Baradar was one of the co-founders of the Taliban movement in 1994 and is reportedly a close aide and one of the most trusted commanders of Mullah Mohammad Omar, the spiritual leader of the Taliban.

He was captured in the Pakistani port of Karachi in February 2010. It was widely believed at the time that Pakistan arrested him to sabotage direct peace talks or gain control over the process.

Pakistan has strong historical ties to the Taliban and is seen as key to U.S. and Afghan efforts to bring stability to Afghanistan as foreign troops prepare to pull out by the end of 2014.

Afghan officials have often accused Pakistan's intelligence agencies of providing sanctuary to the insurgents, despite Islamabad's denials.

The Afghan government considers Baradar as more open to dialogue than many of his comrades.
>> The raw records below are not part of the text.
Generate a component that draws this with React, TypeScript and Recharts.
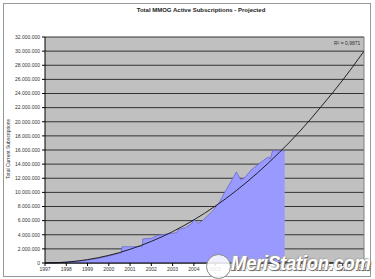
import React from "react";
import {
  ComposedChart,
  Area,
  Line,
  XAxis,
  YAxis,
  CartesianGrid,
  ReferenceLine,
} from "recharts";

// x axis years
const years = [
  1997, 1998, 1999, 2000, 2001, 2002, 2003, 2004, 2005, 2006, 2007, 2008,
  2009, 2010, 2011, 2012,
];

const yTicks = [
  0, 2000000, 4000000, 6000000, 8000000, 10000000, 12000000, 14000000,
  16000000, 18000000, 20000000, 22000000, 24000000, 26000000, 28000000,
  30000000, 32000000,
];

const actualYears = [
  1997.3, 1997.6, 1998.0, 1998.5, 1999.0, 1999.5, 2000.0, 2000.3, 2000.6,
  2000.62, 2001.0, 2001.58, 2001.6, 2002.0, 2002.3, 2002.7, 2003.2, 2003.25,
  2003.6, 2003.9, 2004.0, 2004.2, 2004.4, 2004.9, 2005.2, 2005.45, 2005.78,
  2006.0, 2006.2, 2006.4, 2006.7, 2007.3, 2007.5, 2007.6, 2007.7, 2008.27,
];
const actualSubs = [
  0, 50000, 120000, 250000, 400000, 650000, 1000000, 1200000, 1450000,
  2300000, 2300000, 2350000, 3400000, 3500000, 3900000, 4100000, 4300000,
  4700000, 5000000, 5600000, 6200000, 5600000, 6000000, 7400000, 8600000,
  10000000, 11700000, 12900000, 11800000, 12100000, 13200000, 14600000,
  15000000, 14800000, 15900000, 15900000,
];

// projected trend line, one value per year
const trendSubs = [
  0, 120000, 480000, 1080000, 1940000, 3060000, 4440000, 6100000, 8040000,
  10260000, 12780000, 15600000, 18700000, 22200000, 25900000, 30000000,
];

const actualData = actualYears.map((year, i) => ({ year, subs: actualSubs[i] }));
const trendData = years.map((year, i) => ({ year, trend: trendSubs[i] }));

const fmt = (v: number) =>
  v.toString().replace(/\B(?=(\d{3})+(?!\d))/g, ".");

const font = "'Liberation Sans', Arial, sans-serif";

export default function App() {
  return (
    <div
      style={{
        position: "absolute",
        left: 0,
        top: 0,
        width: 375,
        height: 279,
        background: "#fff",
        fontFamily: font,
        overflow: "hidden",
      }}
    >
      <div
        style={{
          position: "absolute",
          left: 3,
          top: 3,
          width: 366,
          height: 272,
          border: "1px solid #999",
        }}
      />
      <div
        style={{
          position: "absolute",
          left: 0,
          width: 402,
          top: 7,
          textAlign: "center",
          fontSize: 6,
          fontWeight: "bold",
          color: "#222",
        }}
      >
        Total MMOG Active Subscriptions - Projected
      </div>
      <div
        style={{
          position: "absolute",
          left: -27,
          top: 146,
          width: 70,
          textAlign: "center",
          fontSize: 5,
          color: "#333",
          transform: "rotate(-90deg)",
          whiteSpace: "nowrap",
        }}
      >
        Total Current Subscriptions
      </div>
      <ComposedChart
        width={375}
        height={279}
        margin={{ top: 37, right: 11, bottom: 0, left: 0 }}
        style={{ position: "absolute", left: 0, top: 0 }}
      >
        <CartesianGrid
          vertical={false}
          fill="#c0c0c0"
          stroke="#333"
          strokeWidth={1}
        />
        <XAxis
          type="number"
          dataKey="year"
          domain={[1997, 2012]}
          ticks={years}
          allowDataOverflow
          height={16}
          tickSize={3}
          tickMargin={1}
          interval={0}
          stroke="#000"
          tick={{ fontSize: 5, fill: "#333", fontFamily: font }}
        />
        <YAxis
          type="number"
          domain={[0, 32000000]}
          ticks={yTicks}
          width={45}
          tickSize={3}
          tickMargin={2}
          interval={0}
          stroke="#000"
          tickFormatter={fmt}
          tick={{ fontSize: 5, fill: "#333", fontFamily: font }}
        />
        <ReferenceLine x={2012} stroke="#808080" />
        <Area
          data={actualData}
          dataKey="subs"
          type="linear"
          fill="#9999ff"
          fillOpacity={1}
          stroke="#6a6acc"
          strokeWidth={0.8}
          isAnimationActive={false}
        />
        <Line
          data={trendData}
          dataKey="trend"
          type="monotone"
          stroke="#111"
          strokeWidth={0.9}
          dot={false}
          isAnimationActive={false}
        />
      </ComposedChart>
      <div
        style={{
          position: "absolute",
          left: 334,
          top: 40,
          fontSize: 5,
          color: "#333",
        }}
      >
        R² = 0,9871
      </div>
      <div
        style={{
          position: "absolute",
          left: 206,
          top: 254,
          width: 23,
          height: 23,
          borderRadius: "50%",
          background: "rgba(255,255,255,0.85)",
          border: "1px solid #888",
        }}
      />
      <div
        style={{
          position: "absolute",
          left: 231,
          top: 251,
          fontSize: 21,
          fontWeight: "bold",
          fontStyle: "italic",
          color: "#fff",
          letterSpacing: -0.3,
          transform: "scaleX(0.88)",
          transformOrigin: "left top",
          textShadow: "1px 1px 1px #666, -1px -1px 1px #aaa",
          whiteSpace: "nowrap",
        }}
      >
        MeriStation.com
      </div>
    </div>
  );
}
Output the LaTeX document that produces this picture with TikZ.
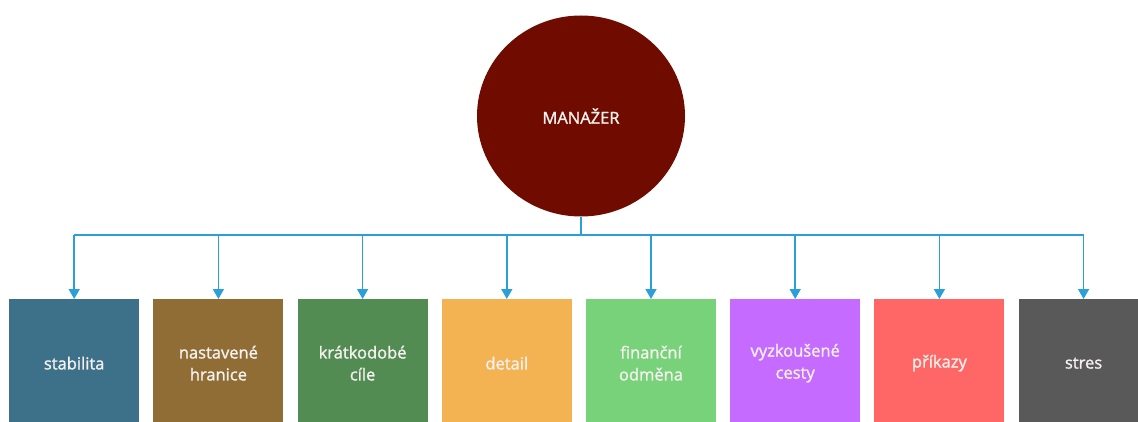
\documentclass[tikz,border=0pt]{standalone}
\usepackage{fontspec}
\setmainfont{Open Sans}
\newfontfamily\semi{Open Sans}[FakeBold=1.5]
\usetikzlibrary{arrows.meta,shapes.geometric}
\definecolor{linec}{HTML}{2A9FDA}
\definecolor{cm}{HTML}{700B00}
\definecolor{c1}{HTML}{3D7089}
\definecolor{c2}{HTML}{8F6D35}
\definecolor{c3}{HTML}{528C52}
\definecolor{c4}{HTML}{F4B352}
\definecolor{c5}{HTML}{78D27A}
\definecolor{c6}{HTML}{C66BFF}
\definecolor{c7}{HTML}{FF6666}
\definecolor{c8}{HTML}{595959}
\definecolor{txt}{HTML}{F4F0EE}
\tikzset{
  box/.style={rectangle, anchor=north west, minimum width=130pt, minimum height=128pt,
    inner sep=0pt, text=txt, align=center, font=\semi\fontsize{16.5}{22}\selectfont},
  conn/.style={draw=linec, line width=1.5pt},
  arr/.style={conn, -{Triangle[width=11pt,length=10pt]}},
}
\begin{document}
\begin{tikzpicture}[x=1pt,y=-1pt]
\path[use as bounding box] (0,0) rectangle (1138,422);
\clip (0,0) rectangle (1138,422);
\fill[white] (0,0) rectangle (1138,422);
\node[ellipse, fill=cm, minimum width=208pt, minimum height=201pt, inner sep=0pt,
  text=txt, font=\semi\fontsize{16.5}{18}\selectfont] (m) at (581,116) {MANAŽER};
\node[box, fill=c1] (b1) at (9.0,299) {stabilita};
\node[box, fill=c2] (b2) at (153.2,299) {nastavené\\hranice};
\node[box, fill=c3] (b3) at (297.4,299) {krátkodobé\\cíle};
\node[box, fill=c4] (b4) at (441.6,299) {detail};
\node[box, fill=c5] (b5) at (585.8,299) {finanční\\odměna};
\node[box, fill=c6] (b6) at (730.0,299) {vyzkoušené\\cesty};
\node[box, fill=c7] (b7) at (874.2,299) {příkazy};
\node[box, fill=c8] (b8) at (1018.4,299) {stres};
\coordinate (bus) at (581,235);
\draw[conn] (m.south) -- (bus);
\draw[conn] (b1.north |- bus) -- (b8.north |- bus);
\foreach \i in {1,...,8}{
  \draw[arr] (b\i.north |- bus) -- (b\i.north);
}
\end{tikzpicture}
\end{document}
News of Baradar's pending release came less than two weeks after Karzai visited Islamabad and pushed for Pakistan's help in the peace process.

Some commentators, however, have voiced doubts about whether his release would really help peace talks.

"I think if the Americans are not on board with his release and it does not indicate a broader change of Pakistani policy [of ceasing support to the Afghan insurgents], then Mullah Baradar's release is only aimed at pleasing Karzai," Afghanistan analyst Younas Fakoor says. "It will not help the peace process."

Pakistan has already released 33 Afghan Taliban prisoners over the past year.

In the most recent move, Islamabad announced on September 7 that it was releasing seven other Taliban detainees, including high-profile military commander Mansoor Dadullah.

There is no sign that previous releases have helped peace talks, and some of the prisoners are believed to have returned to the fight against the Afghan government.